Runbook
Enable consistent and prompt responses to well understood events by documenting procedures in runbooks. Runbooks are the predefined procedures to achieve a specific outcome. Runbooks should contain the minimum information necessary to successfully perform the procedure. Start with a valid effective manual process, implement it in code and trigger automated execution where appropriate. This ensures consistency, speeds responses, and reduces errors caused by manual processes.
For example, the procedure to update static web site content might include staging the content in an uploaded content location, updating the web site to reference the new content, validating the display of the new content, and removing replaced content. The runbook might include steps to take if the new content does not display correctly. For example, roll back to prior content and notify the content team of the failure.
Related
Runbook development
Runbooks provide adequately skilled team members, who are unfamiliar with procedures or the workload, the instructions necessary to successfully complete an activity. Capturing runbooks preserves the institutional knowledge of your organization. It eases the burden on key personnel by sharing their knowledge and enabling more team members to achieve the same outcomes.
Building runbooks
- Where to start building Runbooks
- Prioritize frequently executed procedures to reduce the level of effort to conduct operations.
- Prioritize procedures with high error rates to reduce the probability of negative impacts on the business and operations.
- Prioritize procedures with significant potential harmful impact to the business or workload to manage risk.
- When to start building Runbooks
- Document your runbooks as you are developing your procedures.

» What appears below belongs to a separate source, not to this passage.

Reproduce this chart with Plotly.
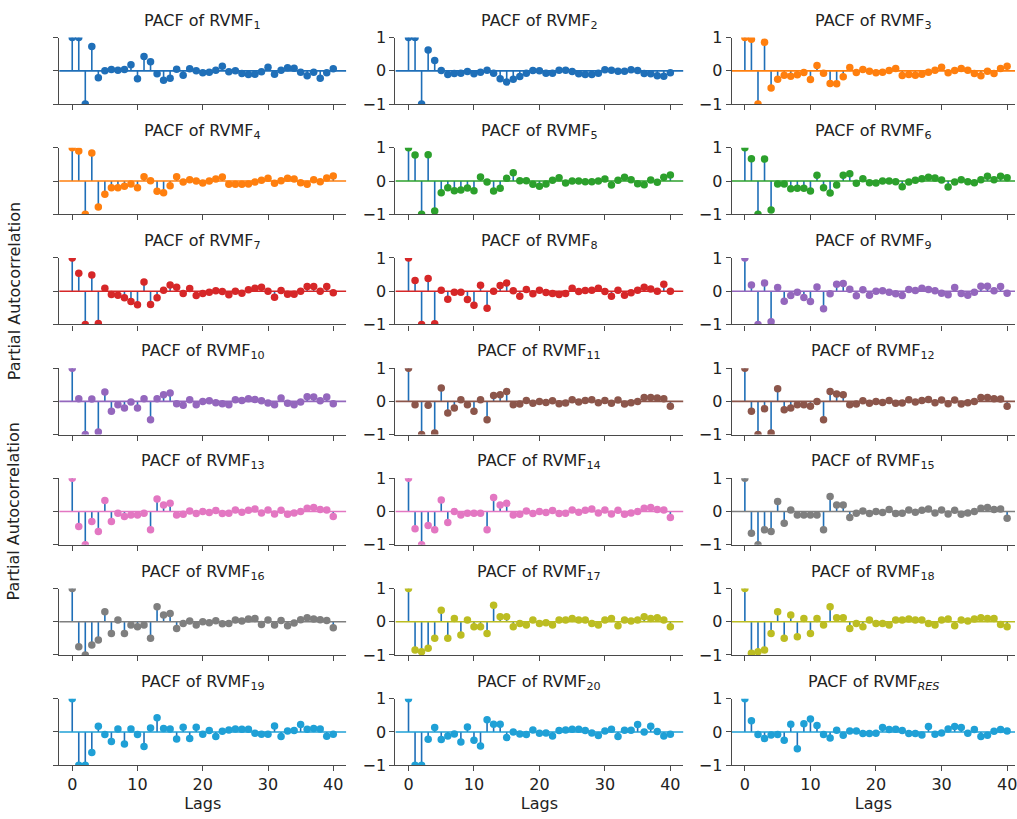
import plotly.graph_objects as go

# ---- data: partial autocorrelation of each RVMF component, lags 0..40 ----
lags = list(range(41))

rvmf1 = [1, 1, -1, 0.73, -0.21, 0.0, 0.04, 0.02, 0.04, 0.18, -0.24, 0.43, 0.27, -0.09, -0.28, -0.22,
         0.05, -0.13, 0.06, 0.0, -0.06, -0.04, 0.02, 0.14, -0.03, 0.0, -0.08, -0.11, -0.10, -0.03,
         0.11, -0.10, 0.02, 0.09, 0.08, -0.04, -0.15, -0.04, -0.22, -0.06, 0.06]
rvmf2 = [1, 1, -1, 0.63, 0.31, 0.01, -0.11, -0.08, -0.07, -0.02, -0.09, -0.04, 0.02, -0.07, -0.24, -0.34,
         -0.25, -0.17, -0.07, 0.01, 0.0, -0.07, -0.07, 0.02, 0.02, -0.02, -0.09, -0.11, -0.11, -0.07,
         0.03, 0.02, -0.01, -0.01, 0.03, 0.01, -0.08, -0.09, -0.15, -0.16, -0.06]
rvmf3 = [1, 0.95, -1, 0.86, -0.52, -0.25, -0.13, -0.16, -0.12, -0.05, -0.26, 0.16, -0.07, -0.38, -0.39, -0.18,
         0.10, -0.05, 0.04, -0.01, -0.06, -0.04, 0.01, 0.07, -0.14, -0.11, -0.13, -0.10, -0.04, 0.02,
         0.11, -0.06, 0.01, 0.07, 0.02, -0.08, -0.15, -0.01, -0.08, 0.07, 0.14]
rvmf4 = [1, 0.90, -1, 0.84, -0.78, -0.40, -0.20, -0.20, -0.16, -0.09, -0.20, 0.13, 0.01, -0.31, -0.35, -0.14,
         0.13, -0.03, 0.04, 0.0, -0.06, 0.0, 0.06, 0.12, -0.10, -0.10, -0.10, -0.09, -0.03, 0.02,
         0.08, -0.07, 0.01, 0.08, 0.06, -0.05, -0.10, 0.04, -0.02, 0.09, 0.15]
rvmf5 = [1, 0.78, -1, 0.79, -0.90, -0.35, -0.20, -0.29, -0.27, -0.21, -0.29, 0.12, -0.03, -0.30, -0.22, 0.08,
         0.25, 0.01, 0.01, -0.10, -0.16, -0.09, 0.02, 0.10, -0.06, 0.0, 0.0, -0.02, -0.02, 0.0,
         0.06, -0.12, 0.02, 0.11, 0.04, -0.08, -0.11, 0.03, -0.04, 0.11, 0.18]
rvmf6 = [1, 0.67, -1, 0.66, -0.87, -0.09, -0.09, -0.23, -0.22, -0.22, -0.30, 0.17, -0.20, -0.36, -0.12, 0.17,
         0.22, -0.07, 0.07, -0.05, -0.06, 0.0, 0.0, -0.02, -0.17, -0.03, 0.02, 0.07, 0.11, 0.09,
         0.03, -0.18, -0.03, 0.04, -0.02, -0.05, 0.04, 0.14, 0.04, 0.14, 0.10]
rvmf7 = [1, 0.54, -1, 0.49, -0.97, 0.09, -0.10, -0.12, -0.20, -0.31, -0.41, 0.28, -0.40, -0.20, 0.03, 0.19,
         0.12, -0.07, 0.08, -0.13, -0.07, -0.03, 0.01, -0.01, -0.11, 0.0, -0.06, 0.04, 0.09, 0.12,
         0.0, -0.18, 0.02, -0.09, -0.09, 0.0, 0.14, 0.14, 0.0, 0.14, -0.05]
rvmf8 = [1, 0.32, -1, 0.38, -0.98, 0.03, -0.24, -0.03, -0.03, -0.25, -0.42, 0.18, -0.51, 0.0, 0.17, 0.25,
         0.01, -0.15, 0.05, -0.08, 0.03, -0.04, -0.07, -0.10, -0.07, 0.09, -0.01, 0.02, 0.03, 0.09,
         -0.01, -0.15, 0.03, -0.12, -0.05, 0.03, 0.12, 0.07, 0.0, 0.21, 0.0]
rvmf9 = [1, 0.19, -1, 0.25, -0.92, 0.11, -0.30, -0.13, -0.03, -0.19, -0.31, 0.13, -0.53, -0.08, 0.21, 0.23,
         0.06, -0.14, 0.04, -0.12, 0.0, 0.01, -0.03, -0.08, -0.13, 0.05, 0.02, 0.09, 0.05, 0.01,
         -0.06, -0.11, 0.11, -0.07, -0.12, -0.03, 0.15, 0.15, 0.01, 0.14, -0.06]
rvmf10 = [1, 0.08, -1, 0.07, -0.92, 0.28, -0.30, -0.10, -0.20, -0.02, -0.20, 0.08, -0.55, 0.08, 0.20, 0.25,
          -0.07, -0.12, 0.05, -0.10, 0.0, 0.02, -0.04, -0.07, -0.10, 0.05, 0.03, 0.08, 0.06, 0.02,
          -0.05, -0.10, 0.10, -0.06, -0.10, -0.02, 0.14, 0.13, 0.02, 0.13, -0.07]
rvmf11 = [1, -0.10, -1, -0.12, -0.95, 0.40, -0.35, -0.20, 0.05, -0.10, -0.30, 0.05, -0.55, 0.18, 0.20, 0.30,
          -0.10, -0.08, 0.03, -0.06, 0.0, -0.03, 0.02, -0.07, -0.05, 0.05, -0.02, 0.03, 0.05, -0.04,
          0.03, -0.06, 0.04, -0.08, -0.04, 0.0, 0.12, 0.12, 0.10, 0.08, -0.15]
rvmf12 = [1, -0.30, -1, -0.22, -0.95, 0.38, -0.25, -0.20, -0.10, -0.10, -0.15, 0.0, -0.55, 0.30, 0.22, 0.20,
          -0.10, -0.08, 0.02, -0.06, 0.0, -0.03, 0.03, -0.06, -0.05, 0.05, -0.02, 0.03, 0.06, -0.04,
          0.04, -0.07, 0.04, -0.08, -0.04, 0.0, 0.12, 0.12, 0.08, 0.07, -0.15]
rvmf13 = [1, -0.45, -1, -0.30, -0.60, 0.33, -0.30, -0.05, -0.15, -0.10, -0.10, -0.05, -0.55, 0.38, 0.20, 0.25,
          -0.10, -0.08, 0.02, -0.06, 0.0, -0.03, 0.03, -0.06, -0.05, 0.05, -0.02, 0.04, 0.08, -0.04,
          0.05, -0.07, 0.04, -0.08, -0.04, 0.0, 0.10, 0.12, 0.06, 0.05, -0.15]
rvmf14 = [1, -0.52, -1, -0.42, -0.55, 0.35, -0.33, 0.0, -0.10, -0.05, -0.05, -0.05, -0.55, 0.42, 0.20, 0.25,
          -0.10, -0.08, 0.02, -0.06, 0.0, -0.03, 0.03, -0.06, -0.05, 0.05, -0.02, 0.04, 0.08, -0.04,
          0.05, -0.07, 0.04, -0.08, -0.04, 0.0, 0.10, 0.12, 0.06, 0.05, -0.18]
rvmf15 = [1, -0.65, -1, -0.55, -0.60, 0.30, -0.35, 0.05, -0.10, -0.10, -0.10, -0.10, -0.55, 0.45, 0.20, 0.20,
          -0.18, -0.05, 0.02, -0.06, 0.0, -0.03, 0.06, -0.06, -0.05, 0.05, -0.02, 0.04, 0.08, -0.04,
          0.05, -0.07, 0.04, -0.08, -0.04, 0.0, 0.10, 0.12, 0.06, 0.08, -0.20]
rvmf16 = [1, -0.75, -1, -0.70, -0.55, 0.30, -0.35, 0.05, -0.35, -0.10, -0.15, -0.10, -0.50, 0.45, 0.20, 0.25,
          -0.20, -0.05, 0.02, -0.10, 0.0, -0.03, 0.03, -0.06, -0.05, 0.05, 0.02, 0.08, 0.10, -0.08,
          0.05, -0.10, 0.04, -0.12, -0.04, 0.06, 0.12, 0.08, 0.06, 0.04, -0.18]
rvmf17 = [1, -0.85, -0.90, -0.80, -0.50, 0.35, -0.50, 0.10, -0.40, 0.05, -0.15, -0.15, -0.35, 0.50, 0.15, 0.15,
          -0.15, -0.05, -0.10, 0.05, -0.05, -0.03, -0.10, 0.05, 0.05, 0.10, 0.05, 0.05, -0.05, -0.10,
          0.05, 0.10, -0.12, 0.05, 0.02, 0.05, 0.15, 0.10, 0.12, 0.05, -0.15]
rvmf18 = [1, -0.95, -0.90, -0.85, -0.35, 0.30, -0.50, 0.20, -0.45, 0.10, -0.35, 0.10, -0.10, 0.45, 0.12, 0.12,
          -0.20, -0.05, -0.15, 0.05, -0.05, -0.05, -0.10, 0.05, 0.05, 0.08, 0.05, 0.05, -0.05, -0.10,
          0.05, 0.08, -0.12, 0.05, 0.02, 0.08, 0.12, 0.10, 0.10, -0.08, -0.15]
rvmf19 = [1, -1, -1, -0.62, 0.17, -0.08, -0.29, 0.09, -0.36, 0.09, -0.08, -0.44, 0.12, 0.43, 0.10, 0.09,
          -0.21, 0.14, -0.20, 0.14, -0.07, 0.04, -0.14, 0.02, 0.06, 0.09, 0.08, 0.08, -0.04, -0.07,
          -0.07, 0.18, -0.14, 0.03, 0.04, 0.22, 0.08, 0.10, 0.09, -0.13, -0.07]
rvmf20 = [1, -1, -1, -0.22, 0.13, -0.23, -0.12, -0.06, -0.30, 0.15, -0.25, -0.42, 0.37, 0.23, 0.23, -0.17,
          0.0, -0.06, -0.08, 0.06, -0.04, -0.03, -0.12, 0.04, 0.06, 0.08, 0.08, 0.04, -0.03, -0.11,
          0.03, 0.08, -0.14, 0.05, 0.05, 0.22, 0.0, 0.17, 0.01, -0.12, -0.07]
rvmf_res = [1, 0.34, -0.08, -0.20, -0.09, -0.08, -0.25, 0.23, -0.51, 0.25, 0.39, 0.19, -0.08, -0.18, 0.05, -0.10,
            0.03, 0.03, -0.05, -0.05, -0.04, 0.13, 0.07, 0.08, 0.04, -0.05, -0.05, -0.09, 0.16, -0.07,
            -0.03, 0.09, 0.16, 0.13, -0.04, 0.07, -0.14, -0.10, 0.02, 0.07, 0.03]

subscripts = [str(i) for i in range(1, 21)] + ["<i>RES</i>"]
series = [rvmf1, rvmf2, rvmf3, rvmf4, rvmf5, rvmf6, rvmf7, rvmf8, rvmf9, rvmf10, rvmf11,
          rvmf12, rvmf13, rvmf14, rvmf15, rvmf16, rvmf17, rvmf18, rvmf19, rvmf20, rvmf_res]

# colour of markers and zero line for each component
colors = ["#1f6fb8", "#1f6fb8", "#ff7f0e", "#ff7f0e", "#2ca02c", "#2ca02c", "#d62728", "#d62728",
          "#9467bd", "#9467bd", "#8c564b", "#8c564b", "#e377c2", "#e377c2", "#7f7f7f", "#7f7f7f",
          "#bcbd22", "#bcbd22", "#1fa0d6", "#1fa0d6", "#1fa0d6"]
STEM_COLOR = "#1f6fb8"

x_ticks = [0, 10, 20, 30, 40]
y_ticks = [-1, 0, 1]

# ---- layout geometry (pixels) ----
W, H = 1017, 819
col_left = [59.3, 396.2, 733.2]
col_right = [347.0, 684.8, 1017.0]
col_xrange = [[-2, 42], [-2, 42], [-2, 41.2]]
row_top0, row_step, ax_h = 29.3, 112.8, 68.0
n_rows, n_cols = 7, 3

FONT = "DejaVu Sans"
AXIS_COLOR = "#4a4a4a"
TEXT_COLOR = "#222222"

fig = go.Figure()
annotations = []
layout_axes = {}

for k, vals in enumerate(series):
    r, c = divmod(k, n_cols)
    idx = k + 1
    xa = "x" if idx == 1 else f"x{idx}"
    ya = "y" if idx == 1 else f"y{idx}"
    xr = col_xrange[c]
    top = row_top0 + r * row_step

    # stems
    sx, sy = [], []
    for lg, v in zip(lags, vals):
        sx += [lg, lg, None]
        sy += [0, v, None]
    fig.add_trace(go.Scatter(x=sx, y=sy, mode="lines", xaxis=xa, yaxis=ya,
                             line=dict(color=STEM_COLOR, width=1.6), hoverinfo="skip",
                             showlegend=False))
    # zero line
    fig.add_trace(go.Scatter(x=[xr[0], xr[1]], y=[0, 0], mode="lines", xaxis=xa, yaxis=ya,
                             line=dict(color=colors[k], width=1.6), hoverinfo="skip",
                             showlegend=False))
    # markers
    fig.add_trace(go.Scatter(x=lags, y=vals, mode="markers", xaxis=xa, yaxis=ya,
                             marker=dict(color=colors[k], size=7.5, line=dict(width=0)),
                             showlegend=False, cliponaxis=True))

    xdom = [col_left[c] / W, col_right[c] / W]
    ydom = [1 - (top + ax_h) / H, 1 - top / H]
    bottom_row = (r == n_rows - 1)

    layout_axes["xaxis" if idx == 1 else f"xaxis{idx}"] = dict(
        domain=xdom, anchor=ya, range=xr, showgrid=False, zeroline=False,
        showline=True, linecolor=AXIS_COLOR, linewidth=1.3,
        ticks="outside", ticklen=5, tickwidth=1.3, tickcolor=AXIS_COLOR,
        tickvals=x_ticks, showticklabels=bottom_row, ticklabeloverflow="allow",
        tickfont=dict(family=FONT, size=16, color=TEXT_COLOR),
        title=dict(text="Lags", font=dict(family=FONT, size=16, color=TEXT_COLOR), standoff=4) if bottom_row else None,
    )
    layout_axes["yaxis" if idx == 1 else f"yaxis{idx}"] = dict(
        domain=ydom, anchor=xa, range=[-1, 1], showgrid=False, zeroline=False,
        showline=True, linecolor=AXIS_COLOR, linewidth=1.3,
        ticks="outside", ticklen=5, tickwidth=1.3, tickcolor=AXIS_COLOR,
        tickvals=y_ticks, showticklabels=(c != 0),
        tickfont=dict(family=FONT, size=16, color=TEXT_COLOR),
    )

    annotations.append(dict(
        text=f"PACF of RVMF<sub>{subscripts[k]}</sub>", xref="paper", yref="paper",
        x=(xdom[0] + xdom[1]) / 2, y=1 - (top - 4) / H, xanchor="center", yanchor="bottom",
        showarrow=False, font=dict(family=FONT, size=16, color=TEXT_COLOR)))

# y-axis label, repeated beside the 3rd and 5th rows
for r in (2, 4):
    center = row_top0 + r * row_step + ax_h / 2
    annotations.append(dict(
        text="Partial Autocorrelation", xref="paper", yref="paper",
        x=14 / W, y=1 - center / H, xanchor="center", yanchor="middle",
        textangle=-90, showarrow=False, font=dict(family=FONT, size=16, color=TEXT_COLOR)))

fig.update_layout(
    width=W, height=H, autosize=False,
    margin=dict(l=0, r=0, t=0, b=0),
    paper_bgcolor="white", plot_bgcolor="white",
    annotations=annotations,
    **layout_axes,
)

fig.write_html("out.html")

- The best time to create a runbook is before it is needed as part of an incident response.
- Take advantage of new people joining your team and have them follow experienced personnel and document your procedures. This is both training and preservation of institutional knowledge by capturing it in runbooks.
- Runbook considerations
- Implement appropriate controls around your runbooks to ensure that:
- Runbooks can only be executed by authenticated and appropriately authorized personnel and resources.
- Runbooks can only be executed against explicitly defined appropriate targets. For example, tag your environments and invoke the runbook against the explicitly defined environment, or have your runbook verify through metadata that it is executing against an appropriate target.
- Runbooks should be reversible, either through reverting the change, or through execution of another runbook/procedure that returns the environment to the previous state. For example, while adding a user is not a reversible action, you can revert to the previous state by deleting the added user.
- There should be a mechanism by which you can verify that a runbook was successful in achieving its intended outcome. This might be internal to the runbook and based on the return codes from the executed actions. Alternatively, it might be identified manually by the person invoking the runbook, or recognized programmatically by the system invoking the runbook.
- Runbooks should be tested with the same engineering discipline that you use for application code.
- Implement appropriate controls around your runbooks to ensure that:
What to include in runbooks
- Document requirements to be able to execute the runbook.
- Identify required permissions.
- Identify required tools and configurations.
- Identify required network connectivity and access.
- Document constraints on the execution of the runbook.
- Identify maintenance windows.
- Identify impacted resources.
- Identify conflicts with other business or operations activities.
- Document procedure steps and expected outcomes.
- Identify procedure steps.
- Identify expected outcomes.
- Document escalation procedures.
- Identify to whom the runbook should be escalated if the active team member is unable to complete it successfully.
- Identify after what period of time the runbook should be escalated if the active team member has not yet completed it successfully.
- Identify any third parties to whom escalation may occur and under what circumstances.
- Identify any necessary support information required to escalate to third parties (for example, serial numbers, support contact information, support contract information).
- Identify any decision makers and under what circumstances they should be contacted prior to executing the procedure.
Convert runbooks to code
- Where appropriate you should convert manual runbooks into code
- Convert the documented process into code
- Automate triggering of runbooks
- Identify monitoring tests to identify the triggering events.
- Implement monitoring tests to trigger the automated runbook execution.
Revise runbooks as appropriate
- Review the execution of runbooks.
- Identify appropriate optimizations.
- Identify required revisions.
- Update runbooks, and scripts and automation, as appropriate.